Then there is the example of Kondratii Selivanov who should stand as a warning to anyone inclined to base their thoughts and deeds overly on old books which have been frequently translated. A lot of people would have been spared a lot of pain if Selivanov’s dyslexia had been identified in childhood. The Russian word for “Redeemer” is Iskupitel’ . Selivanov misread it as Oskopitel’  which means “castrator”, a difference obvious even to the non-theologian. To make matters worse for anyone who joined his sect he mistook the Biblical injunction to the Israelites to be fruitful (plodites’) as plotitites’, meaning “castrate yourselves”. Many readers will be surprised to learn that despite the rigorous entry conditions this group lasted from the late 1700s till the mid 1950s.

The BBC has made the book into a TV series which scratches the surface of the principal themes. The same is true of the text. To take one example, the Jesuit missions to China and Japan are fascinating stories and Liam Brockey’s book Journey to the East is an excellent account of their Chinese adventures. Every single philosophical trend, historical event or artistic movement that MacCulloch refers to is already the subject of a massive literature. In 1016 pages all he can reasonably set out to do is to give the general reader a brisk introduction to the topic and anyone wishing to go down one of the countless scenic diversions is signposted by an extensive bibliography.

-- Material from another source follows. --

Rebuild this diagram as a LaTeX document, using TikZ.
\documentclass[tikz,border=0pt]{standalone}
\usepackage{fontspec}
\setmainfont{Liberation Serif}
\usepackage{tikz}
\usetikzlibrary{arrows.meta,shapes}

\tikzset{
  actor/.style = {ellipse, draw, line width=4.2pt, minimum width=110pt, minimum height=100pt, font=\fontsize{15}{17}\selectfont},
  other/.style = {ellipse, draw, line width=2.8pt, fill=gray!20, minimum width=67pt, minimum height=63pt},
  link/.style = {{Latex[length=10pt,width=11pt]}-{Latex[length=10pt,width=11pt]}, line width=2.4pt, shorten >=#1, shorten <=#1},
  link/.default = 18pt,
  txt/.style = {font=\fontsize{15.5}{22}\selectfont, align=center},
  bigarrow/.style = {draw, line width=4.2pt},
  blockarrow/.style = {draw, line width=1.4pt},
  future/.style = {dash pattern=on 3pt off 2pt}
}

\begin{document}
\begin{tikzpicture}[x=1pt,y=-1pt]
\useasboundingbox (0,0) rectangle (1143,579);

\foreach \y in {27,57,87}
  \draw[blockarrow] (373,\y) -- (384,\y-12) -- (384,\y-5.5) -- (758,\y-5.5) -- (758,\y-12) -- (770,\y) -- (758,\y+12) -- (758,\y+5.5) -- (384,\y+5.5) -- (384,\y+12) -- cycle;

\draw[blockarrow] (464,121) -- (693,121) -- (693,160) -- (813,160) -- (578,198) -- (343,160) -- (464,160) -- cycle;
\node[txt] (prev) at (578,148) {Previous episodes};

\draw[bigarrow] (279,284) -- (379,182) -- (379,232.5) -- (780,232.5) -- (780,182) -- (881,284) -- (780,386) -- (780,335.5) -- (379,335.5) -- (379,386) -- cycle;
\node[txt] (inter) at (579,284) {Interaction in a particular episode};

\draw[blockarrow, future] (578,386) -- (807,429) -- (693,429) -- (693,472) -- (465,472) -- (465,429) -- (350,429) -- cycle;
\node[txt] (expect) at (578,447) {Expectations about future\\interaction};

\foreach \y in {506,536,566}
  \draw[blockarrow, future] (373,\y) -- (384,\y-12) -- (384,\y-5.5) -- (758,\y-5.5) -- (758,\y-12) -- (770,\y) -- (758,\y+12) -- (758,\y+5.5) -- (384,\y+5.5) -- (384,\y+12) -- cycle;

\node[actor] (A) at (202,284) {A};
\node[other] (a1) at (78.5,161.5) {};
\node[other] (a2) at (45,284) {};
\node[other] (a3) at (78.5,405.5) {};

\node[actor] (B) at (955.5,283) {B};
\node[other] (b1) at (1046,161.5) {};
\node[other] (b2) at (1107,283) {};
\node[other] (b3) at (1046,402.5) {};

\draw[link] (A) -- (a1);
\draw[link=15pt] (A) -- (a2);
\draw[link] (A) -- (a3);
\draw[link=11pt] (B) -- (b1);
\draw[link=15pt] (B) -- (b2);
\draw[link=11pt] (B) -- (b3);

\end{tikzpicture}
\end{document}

Self describing as the apophatic son of an Anglican cleric MacCulloch is incredibly tolerant in his judgements on all forms of Christian ideas. Now while it’s probably wrong to pick out one form of religious belief as less rational than any other you would think that the Mormons should be prominent in the line for a bit of ridicule. MacCulloch is too nice for that and lets them off the hook. He engages with every manifestation of Christian belief as some attempt to understand the divine ranging from the Gnostics, the Chalcedonians and the ancient isolated Ethiopian Church. He especially good at briskly summarising the theological disputes which led to excommunications, doctrinal clarifications and burnings and the ideological violence of many Christian leaders from the earliest days is a salutary reminder that ideas can have an impact in the real world.

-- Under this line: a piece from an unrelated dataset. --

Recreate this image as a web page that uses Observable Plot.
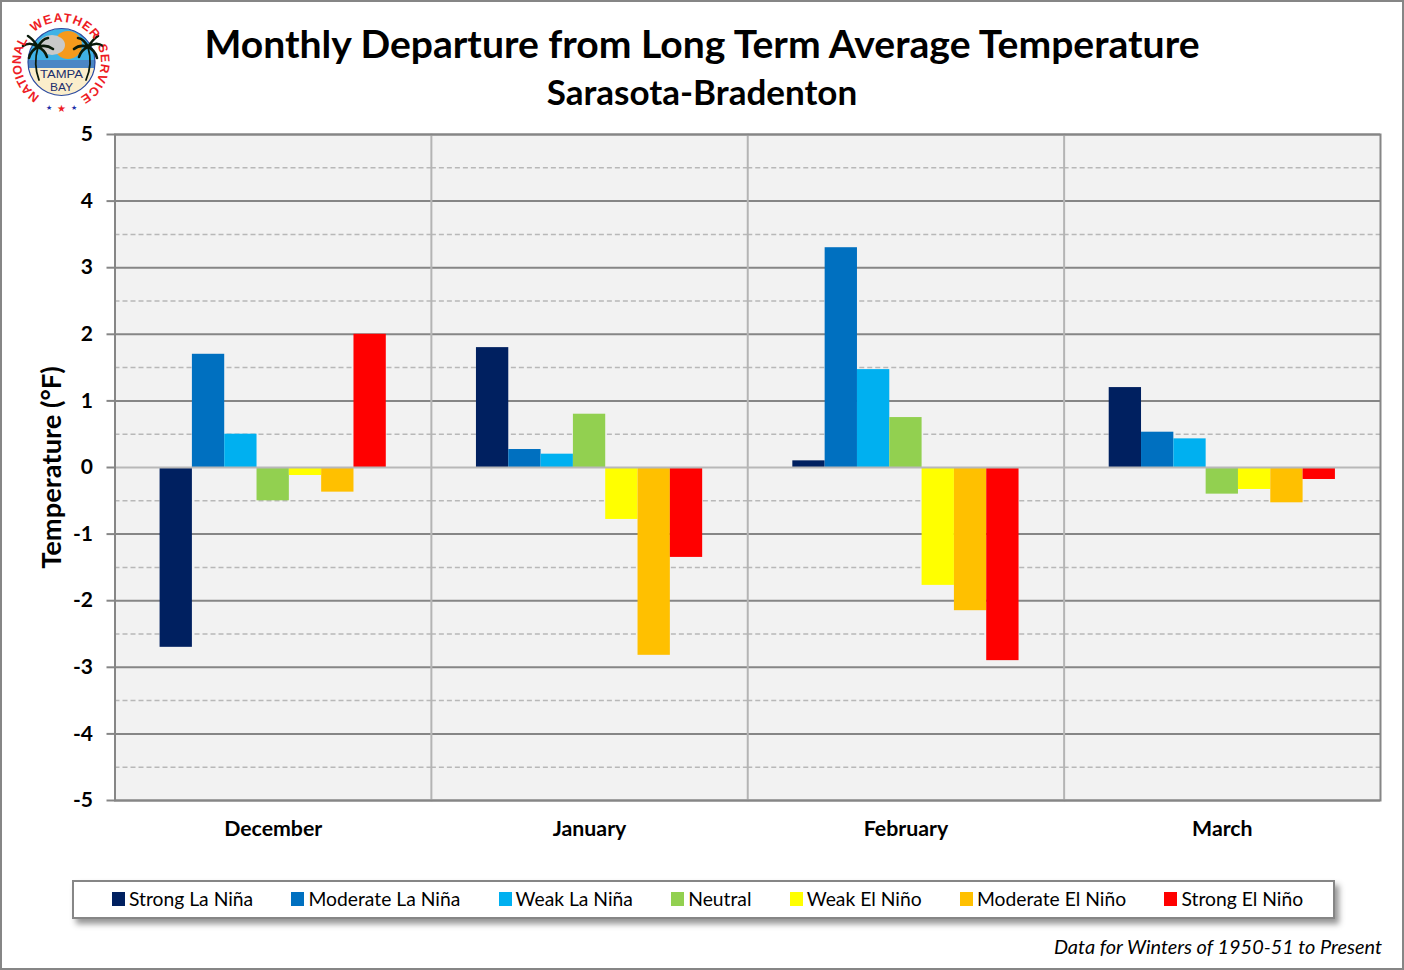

The one thing MacCulloch fails in is to sufficiently set developments in religious thinking against the backdrop of the societies in which theological  innovation was taking place. It’s as if the academic believes that ideas are disconnected from the material world. At a basic level he does not even point out that a big attraction of the religion in early medieval Europe was that it offered local rulers a ready made literate bureaucracy to help administer their kingdoms which was a competitive advantage indigenous religions generally lacked. He compensates for this lack by trying to understand how the persistence of Christianity is partly due to it being appropriated by communities onto which it was forced. The picture is a Haitian representation of Saint Patrick, a slave himself according to the myth, who is often to be found in the churches of the descendants of slaves. Whether it’s Mexican Cristeros or charismatic contemporary African religious practice the author is intensely sympathetic to the rank and file who give life to these movements. He does not seem too fond of Benny Ratzinger.

Provided that you’re not irrationally hostile to every positive reference to religion A History of Christianity is a useful addition to the bookshelves of anyone wanting an elegantly written and often witty tour d’horizon of three millennia of intellectual history but don’t plan on taking it to the beach.

14 responses to “I’m pretty sure it says “plotitites’””

  1. For those troskyists who are fond of trivia: Trotsky actually met members of the “castrators-sect” who had fled Russia, when working as a journalist in the Balkans during the Balkan wars. He didn’t give them much of a future… ; )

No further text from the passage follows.